In 1Q01 the market got excited early in the quarter about a 3Q01 recovery in the economy and earnings, but as it became apparent later in the quarter that any substantial recovery in 3Q01 was unlikely, the market backed off. The market is now anticipating a 4Q01 recovery. It should emerge over the next month or so whether that is likely to happen, or whether the recovery again gets pushed back a quarter. However, this time the odds seem meaningfully better that the recovery may in fact happen when the market is expecting one.

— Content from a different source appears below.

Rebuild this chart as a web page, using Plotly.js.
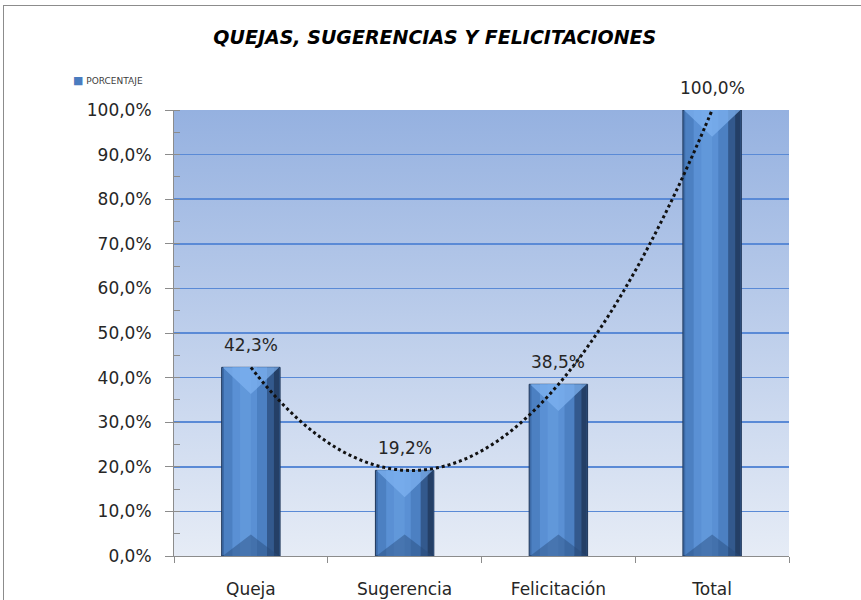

In the capital spending area, the tech sector continues in to deteriorate. Warnings for 2Q01 are running 13% ahead of 1Q01 at the equivalent point. Estimates for the S&P500 tech sector for 4Q01 continue in free fall, having dropped from an expected 1% gain on 1 April to current expectations of a 14% decline. Meanwhile, tech expectations for 2Q01 and 3Q01 have fallen to declines of 54% and 40%, respectively. That follows a 41% decline in 1Q01. Worrisome analyst input in this area is from analysts covering the electronic distributors. This industry is a good canary for the tech sector, and the word is that the outlook continues to deteriorate, now including Europe and Asia, in addition to the US.

We continue to stress that what happens in the consumer cyclical and tech sectors is a good proxy for where earnings and the economy are headed. It would seem that the companies to particularly watch may be those in autos, homebuilding, and electronic distributors, and to keep sounding out analyst thinking in those industries.

It still looks like the final numbers for 2Q01 S&P500 earnings growth will be a decline of 11% to 13%. The analysts’ estimate currently stands at an 11.9% decline. It will go lower between now and July and then the actual results will beat the final estimates by a few percentage points. The 3Q01 estimate is a decline of 3.1%, but we believe the final results will be similar to the final 2Q01 results.

The key is 4Q01. Expectations are at a gain of 8.7%, but the comparison to the year ago quarter gets considerably easier in 4Q01. There is not enough visibility yet on 4Q01 to make a call on what the final results are likely to be. Until that visibility appears, the market remains vulnerable to further volatility, especially considering current valuations.

The First Call valuation model (comparing the forward four quarter P/E ratio to the inverse of the interest rate on the 10-year Treasury) indicates the market was about fairly valued on 30 March. However, the April and May surge in stock prices, particularly in the technology sector, along with the continued slippage in earnings forecasts, again particularly in the tech sector, pushed the P/E ratio to 23.6, compared to the implied fair market P/E of 18.4. That means the market is 28% overvalued, up 7 percentage points from last week.